Scientists use satellite data to gain better insight in algal blooms and sediment transport in coastal waters. Occasionally they have to check the accuracy of this data against measurements made at the spot - at the sea surface - and eventually correct for errors. Traditionally marine scientist undertake expeditions with a research vessel to measure the actual situation. Within the project Hypermaq, the (EurOcean Member) Flanders Marine Institute (VLIZ) developed an automated way of working and created the robot system PANTHYR. This robot is able to collect autonomously more data at sea than was ever possible. A follow-up project now aims at unrolling a network of these robots worldwide.

Satellites and their applications are common in our daily lives. Just think of the observations of weather and climate, GPS navigation, and watching TV over longer distances. Other types of satellites have applications in research. Some are equipped with hyperspectral sensors; devices that determine how much light from which wavelength the earth, the ocean and vegetation reflect. Next to measuring visible light, the sensors also measure near infrared and ultraviolet light (UV).

Scientists are thus able to observe the phytoplankton in seawater from space. These are single-celled algae and other small plant-like organisms that form the basis of the food web in the ocean. Phytoplankton has chlorophyll and other pigments that capture the incident light to conduct photosynthesis. The presence of these pigments in (sea) water changes the way in which the seawater reflects and absorbs sunlight. Measurements of different wavelengths of reflected light with allow scientists to determine the amounts of phytoplankton in the sea.

The hyperspectral measurements made by satellites have to be checked occasionally by the same type of measurements at sea level. For this purpose, VLIZ designed and developed the robot system PANTHYR that can perform these light measurements automatically at a fixed location at sea. The robot first calculates the position of the sun and then positions its sensors in the right direction and at the right height. Once in position, the robot performs a hyperspectral light measurement and takes photos to be able to check the collected data for deviations (due to clouds, birds flying past, etc.).

The first prototype of the robot system was created in 2018 and received the working title ‘James’. James underwent a number of successful field tests on ‘Acqua Alta’ - a measuring platform 20 kilometers off the coast of Venice - where the system is now permanently installed. Today, two years after the first prototype, VLIZ presents the final robot system.

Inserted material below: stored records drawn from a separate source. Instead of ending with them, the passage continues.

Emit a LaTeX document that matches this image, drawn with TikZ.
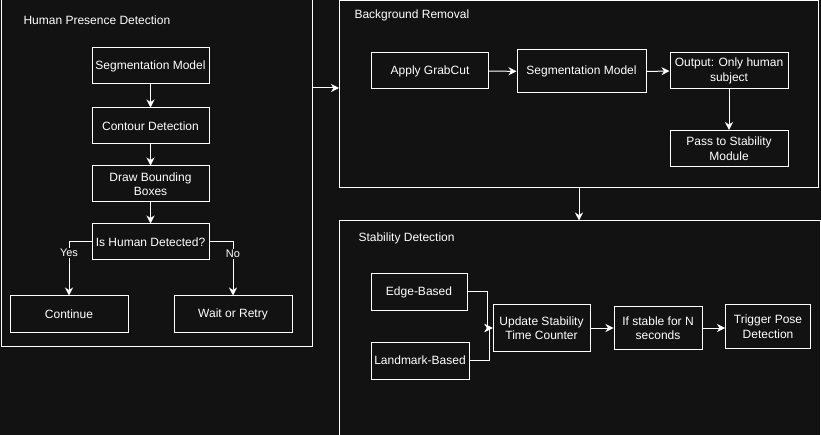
\documentclass[tikz,border=0pt]{standalone}
\usepackage{fontspec}
\setmainfont{Liberation Sans}
\usepackage{tikz}
\usetikzlibrary{arrows.meta}
\definecolor{canvas}{HTML}{121212}
\tikzset{
	block/.style  = {draw=white, line width=1pt, rectangle, inner sep=0pt, align=center,
		text=white, minimum width=117pt, minimum height=36pt},
	group/.style  = {draw=white, line width=1pt, rectangle, inner sep=0pt},
	title/.style  = {text=white, anchor=west, inner sep=0pt}, % group heading
	answer/.style = {text=white, fill=canvas, inner sep=1pt, font=\fontsize{11}{13}\selectfont} % Yes/No
}

\begin{document}
\begin{tikzpicture}[x=1pt, y=-1pt, line width=1pt, draw=white,
	>={Stealth[length=8pt,width=8pt,inset=2.5pt]}, font=\fontsize{12}{14.5}\selectfont]
	\fill[canvas] (0,0) rectangle (821,435);
	\useasboundingbox (0,0) rectangle (821,435);
	\clip (0,0) rectangle (821,435);
	
	% groups
	\draw
	node at (156.75,172.5)[group, minimum width=311.5pt, minimum height=347pt] (hpd) {}
	node at (579,94.5)[group, minimum width=479pt, minimum height=187pt] (br) {}
	node at (580,333)[group, minimum width=481pt, minimum height=224pt] (sd) {};
	\draw
	node at (23,20)[title] (hpdtitle) {Human Presence Detection}
	node at (354,15)[title] (brtitle) {Background Removal}
	node at (358,238)[title] (sdtitle) {Stability Detection};
	
	% human presence
	\draw
	node at (150.5,66)[block] (seg1) {Segmentation Model}
	node at (150.5,126)[block] (cont) {Contour Detection}
	node at (150.5,184)[block] (bbox) {Draw Bounding\\Boxes}
	node at (150.5,242)[block] (human) {Is Human Detected?}
	node at (69,314)[block, minimum width=118pt] (go) {Continue}
	node at (233,314)[block, minimum width=118pt] (wait) {Wait or Retry};
	
	\draw[->, white](seg1) -- (cont);
	\draw[->, white](cont) -- (bbox);
	\draw[->, white](bbox) -- (human);
	\draw[->, white](human.west) -| node[answer, pos=0.6] {Yes} (go.north);
	\draw[->, white](human.east) -| node[answer, pos=0.61] {No} (wait.north);
	
	% background removal
	\draw
	node at (430,71)[block] (grab) {Apply GrabCut}
	node at (581.5,71.5)[block, minimum width=129pt, minimum height=43pt] (seg2) {Segmentation Model}
	node at (729,71)[block, minimum width=118pt] (subj) {Output: Only human\\subject}
	node at (729,148.5)[block, minimum width=118pt] (pass) {Pass to Stability\\Module};
	
	\draw[->, white](grab) -- (seg2);
	\draw[->, white](seg2.east) -- (subj.west);
	\draw[->, white](subj) -- (pass);
	
	% stability
	\draw
	node at (419,292)[block, minimum width=96pt] (edgeb) {Edge-Based}
	node at (420,360.5)[block, minimum width=98pt, minimum height=37pt] (markb) {Landmark-Based}
	node at (541.5,328)[block, minimum width=97pt, minimum height=46pt] (upd) {Update Stability\\Time Counter}
	node at (658,328)[block, minimum width=88pt, minimum height=43pt] (stab) {If stable for N\\seconds}
	node at (768,326.5)[block, minimum width=85pt, minimum height=43pt] (pose) {Trigger Pose\\Detection};
	
	\draw[->, white](edgeb.east) -- ++(19.5,0) |- (upd.west);
	\draw[->, white](markb.east) -- ++(20,0) |- (upd.west);
	\draw[->, white](upd) -- (stab);
	\draw[->, white](stab.east) -- (stab.east -| pose.west);
	
	% between groups
	\coordinate (link) at (0,88);
	\draw[->, white](hpd.east |- link) -- (br.west |- link);
	\draw[->, white](br.south) -- (br.south |- sd.north);
\end{tikzpicture}
\end{document}
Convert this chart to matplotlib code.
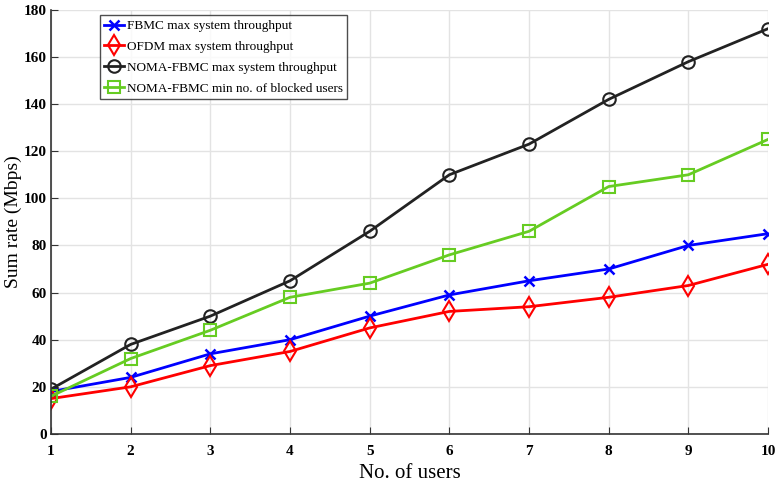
import matplotlib.pyplot as plt

users = [1, 2, 3, 4, 5, 6, 7, 8, 9, 10]
fbmc = [18, 24, 34, 40, 50, 59, 65, 70, 80, 85]
ofdm = [15, 20, 29, 35, 45, 52, 54, 58, 63, 72]
noma_max = [19, 38, 50, 65, 86, 110, 123, 142, 158, 172]
noma_blocked = [16, 32, 44, 58, 64, 76, 86, 105, 110, 125]
y_ticks = [0, 20, 40, 60, 80, 100, 120, 140, 160, 180]

plt.rcParams['font.family'] = ['Liberation Serif', 'DejaVu Serif']

fig = plt.figure(figsize=(7.76, 4.92), dpi=100)
ax = fig.add_axes([0.0657, 0.118, 0.924, 0.862])

ax.plot(users, fbmc, color='#0000ff', marker='x', ms=7, mew=1.8, lw=2,
        label='FBMC max system throughput')
ax.plot(users, ofdm, color='#ff0000', marker='d', ms=10, mfc='none', mew=1.5, lw=2,
        label='OFDM max system throughput')
ax.plot(users, noma_max, color='#222222', marker='o', ms=9, mfc='none', mew=1.5, lw=2,
        label='NOMA-FBMC max system throughput')
ax.plot(users, noma_blocked, color='#66cc22', marker='s', ms=8, mfc='none', mew=1.5, lw=2,
        label='NOMA-FBMC min no. of blocked users')

ax.set_xlim(1, 10)
ax.set_ylim(0, 180)
ax.set_xticks(users)
ax.set_yticks(y_ticks)
ax.grid(True, color='#e3e3e3', lw=1)
ax.set_axisbelow(True)
for s in ['top', 'right']:
    ax.spines[s].set_visible(False)
for s in ['left', 'bottom']:
    ax.spines[s].set_color('#333333')
    ax.spines[s].set_linewidth(1.2)
ax.tick_params(direction='in', length=5, color='#333333', labelsize=11, pad=3)
ax.tick_params(axis='x', pad=8)
for lab in ax.get_xticklabels() + ax.get_yticklabels():
    lab.set_fontweight('bold')
ax.set_xlabel('No. of users', fontsize=15, labelpad=4)
ax.set_ylabel('Sum rate (Mbps)', fontsize=14)
ax.yaxis.set_label_coords(-0.041, 0.5)

leg = ax.legend(loc='upper left', bbox_to_anchor=(0.068, 0.987), fontsize=9.5,
                frameon=True, fancybox=False, edgecolor='#222222',
                handlelength=1.5, handletextpad=0.2, borderpad=0.35, labelspacing=0.65,
                borderaxespad=0)
leg.get_frame().set_linewidth(1.0)

fig.savefig('out.png', dpi=100)
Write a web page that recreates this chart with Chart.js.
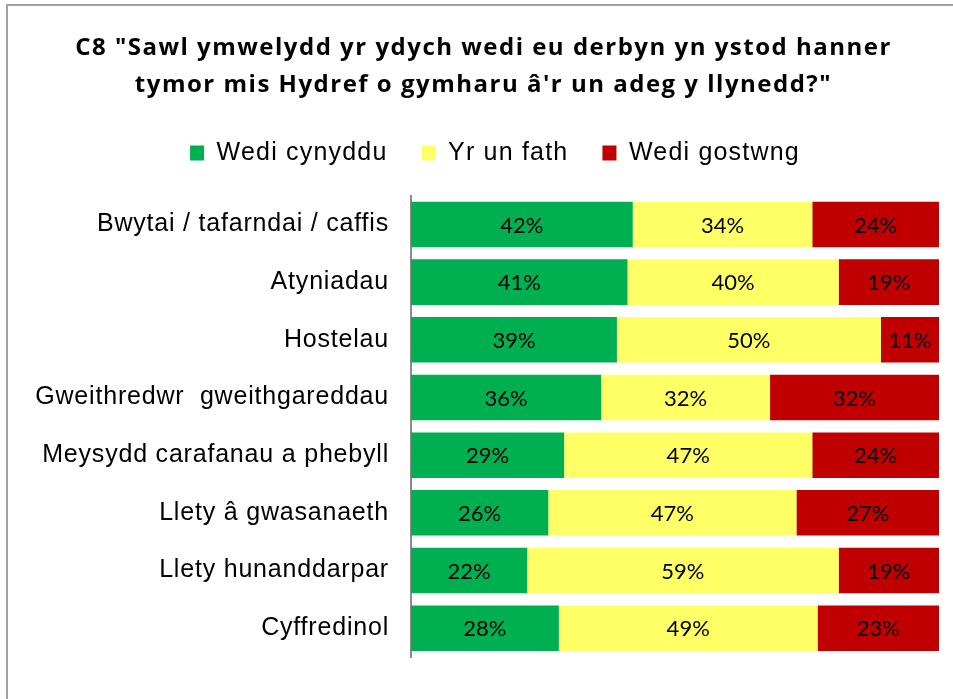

With the help of PANTHYR, scientists are now able to collect more data for our coast and worldwide than ever before. In the near future, the Royal Belgian Institute of Natural Sciences (RBINS) will unroll a network of the robot system developed by VLIZ in the framework of the recently launched project ‘Waterhypernet’. With the collected data, space organizations such as ESA and NASA will be able to better validate their satellites.

VLIZ developed the robot ‘PANTHYR’ (Pan-and-Tilt Hyperspectral Radiometer System) within the Hypermaq project (Hyperspectral and multi-mission high resolution optical remote sensing or aquatic environments). The project is a collaboration between the Royal Belgian Institute of Natural Sciences (RBINS), UPMC, UGent, VLIZ, IAFE and SKLEC, and was funded by the Federal Science Policy (BELSPO) within the framework of the STEREO III program (SR/00/335). Over the next two years, VLIZ technicians will further adjust PANTHYR and provide additional applications within the follow-up project Aqualooks.